= SET EXERCISE =
Look through the records that follow. Copy every line containing the word "with".

= RECORDS =
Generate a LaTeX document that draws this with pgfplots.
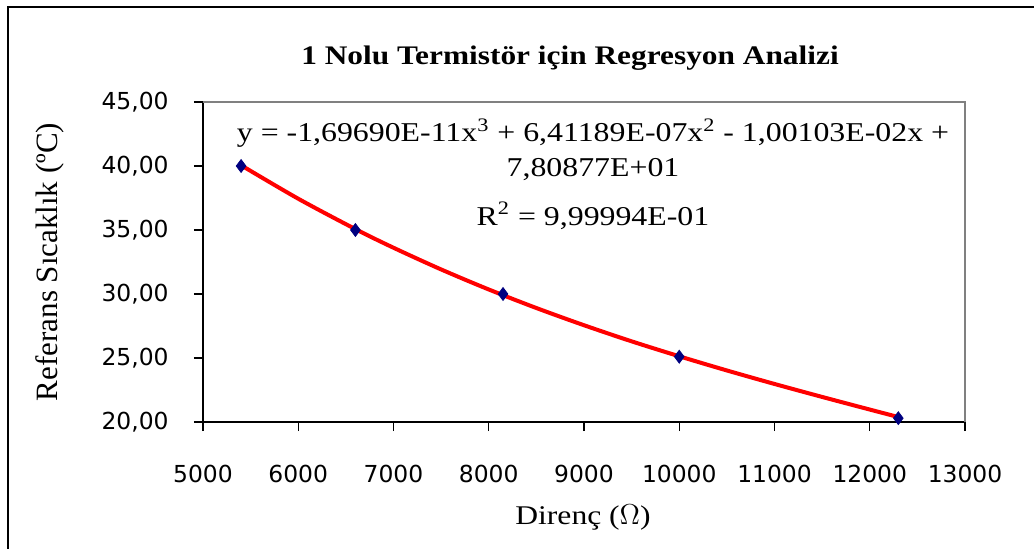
\documentclass[border=0pt]{standalone}
\usepackage{fontspec}
\setmainfont{Liberation Serif}[FakeStretch=1.17]
\newfontfamily\plainserif{Liberation Serif}
\newfontfamily\tickfont{DejaVu Sans}
\usepackage{pgfplots}
\pgfplotsset{compat=1.18}
\definecolor{navyblue}{RGB}{0,0,128}
\begin{document}
\begin{tikzpicture}
\useasboundingbox (0,0) rectangle (517pt,274pt);
\fill[white] (0,0) rectangle (517pt,274pt);
\draw[line width=1.2pt] (4pt,-2pt) -- (4pt,270.5pt) -- (520pt,270.5pt);
\begin{axis}[
  at={(101.5pt,63pt)}, anchor=south west,
  scale only axis, width=381pt, height=160pt,
  xmin=5000, xmax=13000, ymin=20, ymax=45,
  scaled x ticks=false, scaled y ticks=false,
  axis x line*=bottom, axis y line*=left,
  axis line style={black, line width=0.6pt, -},
  xtick={5000,6000,...,13000},
  xticklabels={5000,6000,7000,8000,9000,10000,11000,12000,13000},
  ytick={20,25,30,35,40,45},
  yticklabels={{20,00},{25,00},{30,00},{35,00},{40,00},{45,00}},
  tick align=outside, major tick length=4.5pt,
  tick style={black, line width=0.6pt},
  xticklabel style={font=\tickfont\fontsize{11.7}{13}\selectfont, anchor=center, inner sep=0pt, yshift=-21.5pt},
  yticklabel style={font=\tickfont\fontsize{11.7}{13}\selectfont, anchor=east, inner sep=0pt, xshift=-12.5pt},
  clip=false,
]
\draw[gray, line width=0.8pt] (rel axis cs:0,1) -- (rel axis cs:1,1) -- (rel axis cs:1,0);
\addplot[draw=navyblue, fill=navyblue, only marks, mark=diamond*, mark size=3.2pt] coordinates {
  (5400,40.0) (6600,35.0) (8150,30.0) (10000,25.1) (12300,20.3)
};
\addplot[red, line width=2pt, smooth, no markers] coordinates {
  (5400,40.057) (6000,37.444) (6600,35.071) (7000,33.614) (7500,31.919)
  (8000,30.354) (8500,28.905) (9000,27.561) (9500,26.303) (10000,25.135)
  (10500,24.027) (11000,22.972) (11500,21.959) (12000,20.973) (12300,20.389)
};
\end{axis}
\node[font=\bfseries\fontsize{13.4}{15}\selectfont] at (285pt,245pt) {1 Nolu Termistör için Regresyon Analizi};
\node[font=\fontsize{13.6}{15}\selectfont] at (296.5pt,207.5pt) {y = -1,69690E-11x\textsuperscript{3} + 6,41189E-07x\textsuperscript{2} - 1,00103E-02x +};
\node[font=\fontsize{13.6}{15}\selectfont] at (296.5pt,189pt) {7,80877E+01};
\node[font=\fontsize{13.6}{15}\selectfont] at (296.5pt,166pt) {R\textsuperscript{2} = 9,99994E-01};
\node[font=\fontsize{13.5}{15}\selectfont] at (291.5pt,15pt) {Direnç (\(\Omega\))};
\node[font=\plainserif\fontsize{15.5}{17}\selectfont, rotate=90] at (25pt,143pt) {Referans Sıcaklık (ºC)};
\end{tikzpicture}
\end{document}
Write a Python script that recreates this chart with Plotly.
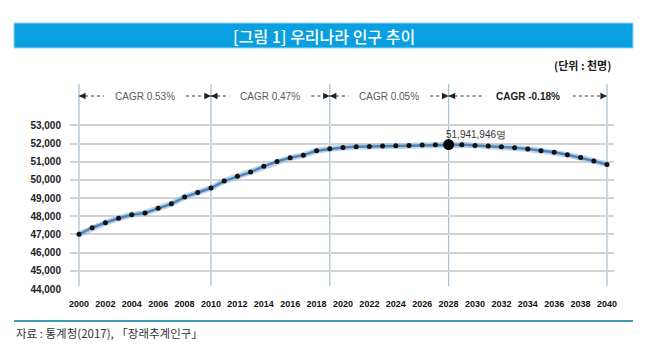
import plotly.graph_objects as go

years = list(range(2000, 2041))
population = [47008, 47370, 47645, 47892, 48083, 48185, 48438, 48684, 49055, 49308,
              49554, 49937, 50200, 50429, 50747, 51015, 51218, 51362, 51607, 51709,
              51781, 51822, 51835, 51860, 51880, 51900, 51915, 51930, 51942, 51930,
              51900, 51870, 51830, 51770, 51700, 51610, 51520, 51380, 51230, 51040, 50850]
peak_year = 2028
peak_label = "51,941,946명"
period_bounds = [2000, 2010, 2019, 2028, 2040]
cagr_labels = ["CAGR 0.53%", "CAGR 0.47%", "CAGR 0.05%", "CAGR -0.18%"]
y_ticks = list(range(44000, 54000, 1000))
x_ticks = list(range(2000, 2041, 2))

title_text = "[그림 1] 우리나라 인구 추이"
unit_text = "(단위 : 천명)"
source_text = "자료 : 통계청(2017), 「장래추계인구」"

W, H = 647, 359
L, R, T, B = 70, 33, 88, 70
PW, PH = W - L - R, H - T - B
XR = [1999.32, 2040.53]
YR = [44000, 44000 + 1000 * (H - B - T) / 18.18]

def px(x):
    return (x - L) / PW

def py(y):
    return (H - B - y) / PH

def yr_per_px():
    return (XR[1] - XR[0]) / PW

KR = "Noto Sans CJK KR"
NUM = "Liberation Sans, Arial, sans-serif"

fig = go.Figure()
fig.add_trace(go.Scatter(x=years, y=population, mode="lines",
                         line=dict(color="rgba(160,195,228,0.7)", width=6),
                         hoverinfo="skip", showlegend=False))
fig.add_trace(go.Scatter(x=years, y=population, mode="lines+markers",
                         line=dict(color="#5283b5", width=2.5),
                         marker=dict(color="#111111", size=5),
                         showlegend=False))
pi = years.index(peak_year)
fig.add_trace(go.Scatter(x=[years[pi]], y=[population[pi]], mode="markers",
                         marker=dict(color="#000000", size=11), showlegend=False))

shapes = []
for b in period_bounds:
    shapes.append(dict(type="line", xref="x", yref="paper", x0=b, x1=b, y0=0.015, y1=1.02,
                       line=dict(color="#a9c3d4", width=1.3), layer="below"))
shapes.append(dict(type="rect", xref="paper", yref="paper", x0=px(14), x1=px(633),
                   y0=py(48), y1=py(23), fillcolor="#0a9fe0", line=dict(color="#8fd8f5", width=1)))
shapes.append(dict(type="line", xref="paper", yref="paper", x0=px(14), x1=px(633),
                   y0=py(321), y1=py(321), line=dict(color="#3d9cba", width=2)))

annotations = [
    dict(text=title_text, xref="paper", yref="paper", x=px(324), y=py(36), showarrow=False,
         font=dict(family=KR, size=16, color="white", weight=500),
         xanchor="center", yanchor="middle"),
    dict(text="<b>" + unit_text + "</b>", xref="paper", yref="paper", x=px(613), y=py(65),
         showarrow=False, font=dict(family=KR, size=11, color="#222"),
         xanchor="right", yanchor="middle"),
    dict(text=source_text, xref="paper", yref="paper", x=px(14), y=py(333), showarrow=False,
         font=dict(family=KR, size=11.5, color="#333"), xanchor="left", yanchor="middle"),
    dict(text=peak_label, xref="x", yref="paper", x=peak_year, y=py(134), xshift=-5,
         showarrow=False, font=dict(family=NUM, size=10, color="#333"),
         xanchor="left", yanchor="middle"),
]

arrow_y = py(96)
upp = yr_per_px()
for i, lab in enumerate(cagr_labels):
    a, b = period_bounds[i], period_bounds[i + 1]
    c = (a + b) / 2
    last = i == len(cagr_labels) - 1
    col = "#222222" if last else "#5a5a5a"
    txt = "<b>" + lab + "</b>" if last else lab
    half = (36 if last else 32) * upp
    gap = 9 * upp
    annotations.append(dict(text=txt, xref="x", yref="paper", x=c, y=arrow_y, showarrow=False,
                            font=dict(family=NUM, size=10, color=col),
                            xanchor="center", yanchor="middle"))
    for x0, x1 in [(a, c - half - gap), (c + half + gap, b)]:
        shapes.append(dict(type="line", xref="x", yref="paper", x0=x0, x1=x1,
                           y0=arrow_y, y1=arrow_y, line=dict(color="#333", width=1, dash="dot")))
    for tip, tail in [(a, a + 7 * upp), (b, b - 7 * upp)]:
        annotations.append(dict(x=tip, y=arrow_y, xref="x", yref="paper", ax=tail, ay=0,
                                axref="x", ayref="pixel", text="", showarrow=True,
                                arrowhead=2, arrowsize=1.1, arrowwidth=1.2,
                                arrowcolor="#222", standoff=0))

fig.update_layout(
    width=W, height=H, margin=dict(l=L, r=R, t=T, b=B),
    paper_bgcolor="white", plot_bgcolor="white",
    shapes=shapes, annotations=annotations, showlegend=False,
    xaxis=dict(range=XR, tickvals=x_ticks, ticktext=[str(v) for v in x_ticks],
               showgrid=False, zeroline=False, showline=False, ticks="",
               tickfont=dict(family=NUM, size=9, color="#111", weight="bold"),
               ticklabelstandoff=8),
    yaxis=dict(range=YR, tickvals=y_ticks, ticktext=[f"{v:,}" for v in y_ticks],
               showgrid=True, gridcolor="#d2d2d2", gridwidth=1.5, zeroline=False,
               showline=False, ticks="",
               tickfont=dict(family=NUM, size=10, color="#222", weight="bold"),
               ticklabelstandoff=8),
)

fig.write_html("out.html", config={"displayModeBar": False},
               post_script="document.body.style.margin='0';document.body.style.overflow='hidden';")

= THE RESPONSE =
Generate a LaTeX document that draws this with pgfplots.
Write a Python script that recreates this chart with Plotly.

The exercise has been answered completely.